As with any change, some companies are hesitant. Creating a content marketing strategy can be costly. And there’s a cornucopia of jargon to wrap your head around: ‘top of funnel content‘, ‘content marketing funnel‘, or ‘full content funnel‘. But failure to develop a full content funnel will hurt your company.
Here’s the truth – if you’re not producing content, you’re missing out on customers, sales, and a boost to your reputation.
In this guide, we’re going to put to rest the confusion. We’ll describe what content marketing is, how you can develop a content marketing strategy, and, most importantly, why content is so important.
Let’s get started!
How to Build A Content Marketing Funnel that Converts
What is content marketing funnel?
Every single leading brand has a strategic content marketing funnel built into their content marketing strategy. From Microsoft to John Deere, they’re all churning out content day after day.
But what is a content marketing funnel?
In a nutshell – a content marketing funnel is the creation and circulation of helpful content – blogs, social media posts, videos, newsletters – to current and prospective customers. You’re not trying to give them the hard sell. Nor does a content marketing strategy even stress your business.
The goal is to become an authority in your field, to be the go-to source for everything relevant to your industry. And so, you funnel existing and potential clients into buying your service or product by raising brand awareness.
Your business can use a content marketing funnel to create a meaningful connection with your customer base. You can generate interest and even loyalty. Remember the words of JPMorgan Chase’s Brian Becker: when you include the customer’s voice in your content, “that’s when you sound so much more authentic.”
The role, reason, and purpose of content marketing funnel are to provide value, and eventually, drive leads.
How do you do that? How do you build a content marketing strategy customers find useful? Consider these simple buzzwords:
A Content Marketing Funnel is made to Inform.
Inform. Whether it be blog content or how-to videos, educating your potential and existing customers is a critical step to racking up purchases.

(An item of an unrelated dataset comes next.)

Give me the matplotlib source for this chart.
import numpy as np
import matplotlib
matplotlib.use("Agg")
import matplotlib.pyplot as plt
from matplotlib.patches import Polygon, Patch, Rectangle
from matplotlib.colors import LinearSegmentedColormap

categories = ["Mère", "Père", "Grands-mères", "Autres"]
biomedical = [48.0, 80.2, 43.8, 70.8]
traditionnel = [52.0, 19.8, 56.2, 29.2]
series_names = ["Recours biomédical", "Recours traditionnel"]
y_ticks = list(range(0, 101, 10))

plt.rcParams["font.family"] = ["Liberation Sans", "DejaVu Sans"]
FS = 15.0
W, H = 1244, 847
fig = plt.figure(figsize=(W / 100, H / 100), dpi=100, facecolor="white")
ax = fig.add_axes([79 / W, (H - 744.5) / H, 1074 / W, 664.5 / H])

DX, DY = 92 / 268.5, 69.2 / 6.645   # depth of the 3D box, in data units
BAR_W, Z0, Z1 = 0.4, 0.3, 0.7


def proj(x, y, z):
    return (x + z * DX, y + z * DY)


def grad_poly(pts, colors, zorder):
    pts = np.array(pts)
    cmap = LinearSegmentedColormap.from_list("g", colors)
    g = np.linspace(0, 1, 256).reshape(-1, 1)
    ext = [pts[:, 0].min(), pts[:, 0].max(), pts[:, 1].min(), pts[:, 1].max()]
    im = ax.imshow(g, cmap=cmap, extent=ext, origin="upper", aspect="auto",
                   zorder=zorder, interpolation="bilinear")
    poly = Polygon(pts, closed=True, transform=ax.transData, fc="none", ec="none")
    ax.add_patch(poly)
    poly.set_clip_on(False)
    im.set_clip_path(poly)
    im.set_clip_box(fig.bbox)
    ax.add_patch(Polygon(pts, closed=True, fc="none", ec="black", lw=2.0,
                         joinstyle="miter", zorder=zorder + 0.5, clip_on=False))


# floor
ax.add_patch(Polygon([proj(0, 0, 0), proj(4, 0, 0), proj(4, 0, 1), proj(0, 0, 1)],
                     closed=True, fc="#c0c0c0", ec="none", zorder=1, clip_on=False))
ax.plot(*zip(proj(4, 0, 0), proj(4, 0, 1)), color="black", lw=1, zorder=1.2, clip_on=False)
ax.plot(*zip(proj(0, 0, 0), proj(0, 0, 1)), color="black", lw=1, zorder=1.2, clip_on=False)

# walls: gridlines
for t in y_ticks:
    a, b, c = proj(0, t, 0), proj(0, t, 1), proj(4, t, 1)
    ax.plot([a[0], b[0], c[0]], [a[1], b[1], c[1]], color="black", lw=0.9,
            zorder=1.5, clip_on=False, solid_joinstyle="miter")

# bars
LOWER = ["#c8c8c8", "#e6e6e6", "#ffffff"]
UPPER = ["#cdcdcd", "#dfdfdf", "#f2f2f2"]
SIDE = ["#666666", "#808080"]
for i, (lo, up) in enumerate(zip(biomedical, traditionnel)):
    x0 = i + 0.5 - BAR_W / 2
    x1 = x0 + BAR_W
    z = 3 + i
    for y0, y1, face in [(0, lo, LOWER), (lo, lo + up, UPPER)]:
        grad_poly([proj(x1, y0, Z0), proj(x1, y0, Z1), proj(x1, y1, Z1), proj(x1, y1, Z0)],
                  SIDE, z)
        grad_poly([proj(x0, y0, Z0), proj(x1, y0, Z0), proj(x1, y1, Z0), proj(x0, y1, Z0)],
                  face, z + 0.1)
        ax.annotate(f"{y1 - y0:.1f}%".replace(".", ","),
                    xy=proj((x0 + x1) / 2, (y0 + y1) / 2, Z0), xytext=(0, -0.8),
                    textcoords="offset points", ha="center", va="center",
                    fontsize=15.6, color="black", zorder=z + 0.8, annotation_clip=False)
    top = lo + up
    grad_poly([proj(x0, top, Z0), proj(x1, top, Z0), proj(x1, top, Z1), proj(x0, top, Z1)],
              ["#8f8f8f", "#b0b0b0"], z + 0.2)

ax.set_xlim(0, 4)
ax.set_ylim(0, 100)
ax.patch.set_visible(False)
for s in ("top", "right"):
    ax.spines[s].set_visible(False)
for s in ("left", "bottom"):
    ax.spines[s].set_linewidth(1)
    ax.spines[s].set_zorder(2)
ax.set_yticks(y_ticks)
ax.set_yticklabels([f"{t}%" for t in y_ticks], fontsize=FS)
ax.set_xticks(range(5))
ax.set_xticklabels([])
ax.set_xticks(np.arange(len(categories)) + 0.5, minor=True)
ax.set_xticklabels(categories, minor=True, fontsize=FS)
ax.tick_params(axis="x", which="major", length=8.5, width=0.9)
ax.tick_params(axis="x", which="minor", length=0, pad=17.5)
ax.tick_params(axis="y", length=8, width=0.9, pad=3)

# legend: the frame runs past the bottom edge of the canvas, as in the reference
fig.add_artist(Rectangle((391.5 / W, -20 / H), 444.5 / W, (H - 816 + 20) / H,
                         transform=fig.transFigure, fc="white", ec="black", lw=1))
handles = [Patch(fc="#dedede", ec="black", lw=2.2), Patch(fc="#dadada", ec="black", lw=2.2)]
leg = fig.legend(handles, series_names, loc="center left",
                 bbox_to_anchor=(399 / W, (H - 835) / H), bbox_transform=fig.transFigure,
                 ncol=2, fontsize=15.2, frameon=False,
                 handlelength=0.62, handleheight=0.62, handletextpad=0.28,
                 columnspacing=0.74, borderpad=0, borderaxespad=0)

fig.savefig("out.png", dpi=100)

After all, if your customers don’t know there’s a problem and a solution – why would they buy your product?
A Content Marketing Funnel is made to Connect.
Connect. Content can reach out through social media or blog content and form a meaningful relationship with your clients. Customers might hit up your social media account if they have a question or need a solution. (Remember – it’s about being an authority.)
A Content Marketing Funnel is made to Entertain.
Entertain. It’s got to be fun!!! No one wants to read bland and boring content. Plus, it’s easier to do a soft sell if your customers enjoy what they are reading/watching. (Think about this piece – without getting too meta, we’re trying to teach you about content. But we’re also selling why our services are essential.)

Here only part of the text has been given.